TASK PROMPT >>
Copy all lines of the listing that include the string "chart".

SUPPLIED DATA >>
* * * * * * * * *

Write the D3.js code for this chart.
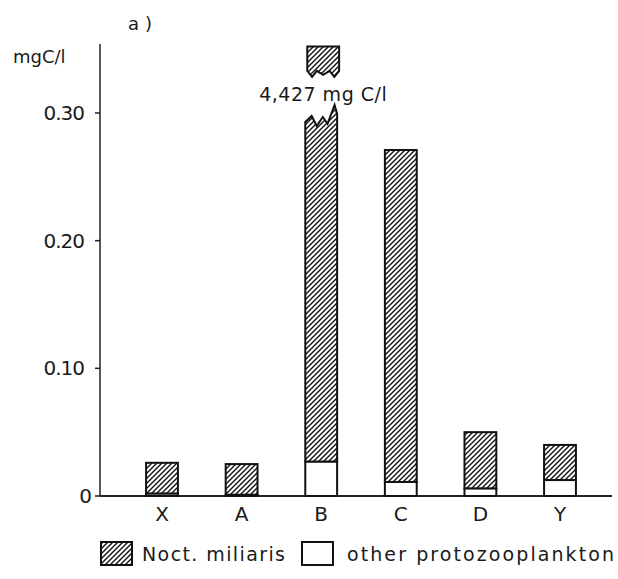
<!DOCTYPE html>
<html>
<head>
<meta charset="utf-8">
<script src="https://cdn.jsdelivr.net/npm/d3@7/dist/d3.min.js"></script>
<style>
  html, body { margin: 0; padding: 0; background: #fff; }
  text { font-family: "DejaVu Sans", sans-serif; fill: #1a1a1a; }
</style>
</head>
<body>
<svg id="chart" width="618" height="579"></svg>
<script>
// ---- data ----
const categories = ["X", "A", "B", "C", "D", "Y"];
const noctValues = [0.024, 0.024, 4.400, 0.260, 0.044, 0.0275];
const otherValues = [0.002, 0.001, 0.027, 0.011, 0.006, 0.0125];
const seriesNames = ["Noct. miliaris", "other protozooplankton"];
const yTickValues = [0, 0.10, 0.20, 0.30];
const yTickLabels = ["0", "0.10", "0.20", "0.30"];
const breakLabel = "4,427 mg C/l";
const breakLow = 0.293;      // where the broken bar is cut
const breakUpTop = 0.352;    // top of the detached bar piece
const breakUpBottom = 0.333; // bottom of the detached bar piece
const yUnit = "mgC/l";
const panelLabel = "a)";

// ---- layout ----
const svg = d3.select("#chart");
const x = d3.scaleBand().domain(categories).range([122.2, 599.8]).paddingInner(0.6).paddingOuter(0.3);
const y = d3.scaleLinear().domain([0, 0.30]).range([496, 113]);

const defs = svg.append("defs");
const pat = defs.append("pattern").attr("id", "hatch").attr("patternUnits", "userSpaceOnUse")
  .attr("width", 5).attr("height", 5);
pat.append("rect").attr("width", 5).attr("height", 5).attr("fill", "#fff");
pat.append("path").attr("d", "M-1,1 l2,-2 M0,5 l5,-5 M4,6 l2,-2")
  .attr("stroke", "#111").attr("stroke-width", 1.4);

// axes lines
svg.append("line").attr("x1", 100).attr("x2", 100).attr("y1", 44).attr("y2", y(0))
  .attr("stroke", "#222").attr("stroke-width", 1.5);
svg.append("line").attr("x1", 100).attr("x2", 612).attr("y1", y(0)).attr("y2", y(0))
  .attr("stroke", "#222").attr("stroke-width", 1.8);

// y ticks
const yt = svg.append("g");
yTickValues.forEach((v, i) => {
  yt.append("line").attr("x1", 95).attr("x2", 100).attr("y1", y(v)).attr("y2", y(v))
    .attr("stroke", "#222").attr("stroke-width", 1.5);
  yt.append("text").attr("x", v === 0 ? 91 : 84).attr("y", y(v) + 7)
    .attr("text-anchor", "end").attr("font-size", 20).attr("letter-spacing", -1)
    .text(yTickLabels[i]);
});

svg.append("text").attr("x", 13).attr("y", 63).attr("font-size", 18).text(yUnit);
svg.append("text").attr("x", 128).attr("y", 30).attr("font-size", 18).attr("letter-spacing", 6).text(panelLabel);

// x labels
categories.forEach(c => {
  svg.append("text").attr("x", x(c) + x.bandwidth() / 2).attr("y", 521)
    .attr("text-anchor", "middle").attr("font-size", 20).text(c);
});

// bars
const bw = x.bandwidth();
categories.forEach((c, i) => {
  const x0 = x(c), x1 = x0 + bw;
  const total = noctValues[i] + otherValues[i];
  // other protozooplankton (white)
  svg.append("rect").attr("x", x0).attr("y", y(otherValues[i]))
    .attr("width", bw).attr("height", y(0) - y(otherValues[i]))
    .attr("fill", "#fff").attr("stroke", "#111").attr("stroke-width", 2);
  if (total <= 0.30) {
    svg.append("rect").attr("x", x0).attr("y", y(total))
      .attr("width", bw).attr("height", y(otherValues[i]) - y(total))
      .attr("fill", "url(#hatch)").attr("stroke", "#111").attr("stroke-width", 2);
  } else {
    // broken bar: lower piece with jagged top
    const yb = y(otherValues[i]), yt0 = y(breakLow);
    const prof = [[0, 0], [0.2, -6], [0.36, 4], [0.55, -5], [0.7, 2], [0.92, -17], [1, -8]];
    let d = `M${x0},${yb}`;
    prof.forEach(([f, o]) => { d += ` L${x0 + f * bw},${yt0 + o}`; });
    d += ` L${x1},${yb} Z`;
    svg.append("path").attr("d", d).attr("fill", "url(#hatch)").attr("stroke", "#111")
      .attr("stroke-width", 2).attr("stroke-linejoin", "miter");
    // detached upper piece
    const ut = y(breakUpTop), ub = y(breakUpBottom);
    const prof2 = [[1, 0], [0.85, 6], [0.7, 0], [0.5, 4], [0.3, 0], [0.15, 6], [0, 0]];
    let d2 = `M${x0 + 2},${ut} L${x1 + 2},${ut}`;
    prof2.forEach(([f, o]) => { d2 += ` L${x0 + 2 + f * bw},${ub + o}`; });
    d2 += " Z";
    svg.append("path").attr("d", d2).attr("fill", "url(#hatch)").attr("stroke", "#111")
      .attr("stroke-width", 2);
    svg.append("text").attr("x", x0 + bw / 2 + 2).attr("y", 101)
      .attr("text-anchor", "middle").attr("font-size", 19).attr("letter-spacing", 0.5)
      .text(breakLabel);
  }
});

// legend
const lg = svg.append("g");
lg.append("rect").attr("x", 101).attr("y", 542).attr("width", 31).attr("height", 23)
  .attr("fill", "url(#hatch)").attr("stroke", "#111").attr("stroke-width", 2);
lg.append("text").attr("x", 142).attr("y", 561).attr("font-size", 19)
  .attr("textLength", 143).attr("lengthAdjust", "spacing").text(seriesNames[0]);
lg.append("rect").attr("x", 302).attr("y", 542).attr("width", 31).attr("height", 23)
  .attr("fill", "#fff").attr("stroke", "#111").attr("stroke-width", 2);
lg.append("text").attr("x", 347).attr("y", 561).attr("font-size", 19)
  .attr("textLength", 267).attr("lengthAdjust", "spacing").text(seriesNames[1]);
</script>
</body>
</html>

* * * * * * * * *

EXERCISE ANSWER >>
Write the D3.js code for this chart.
<svg id="chart" width="618" height="579"></svg>
const svg = d3.select("#chart");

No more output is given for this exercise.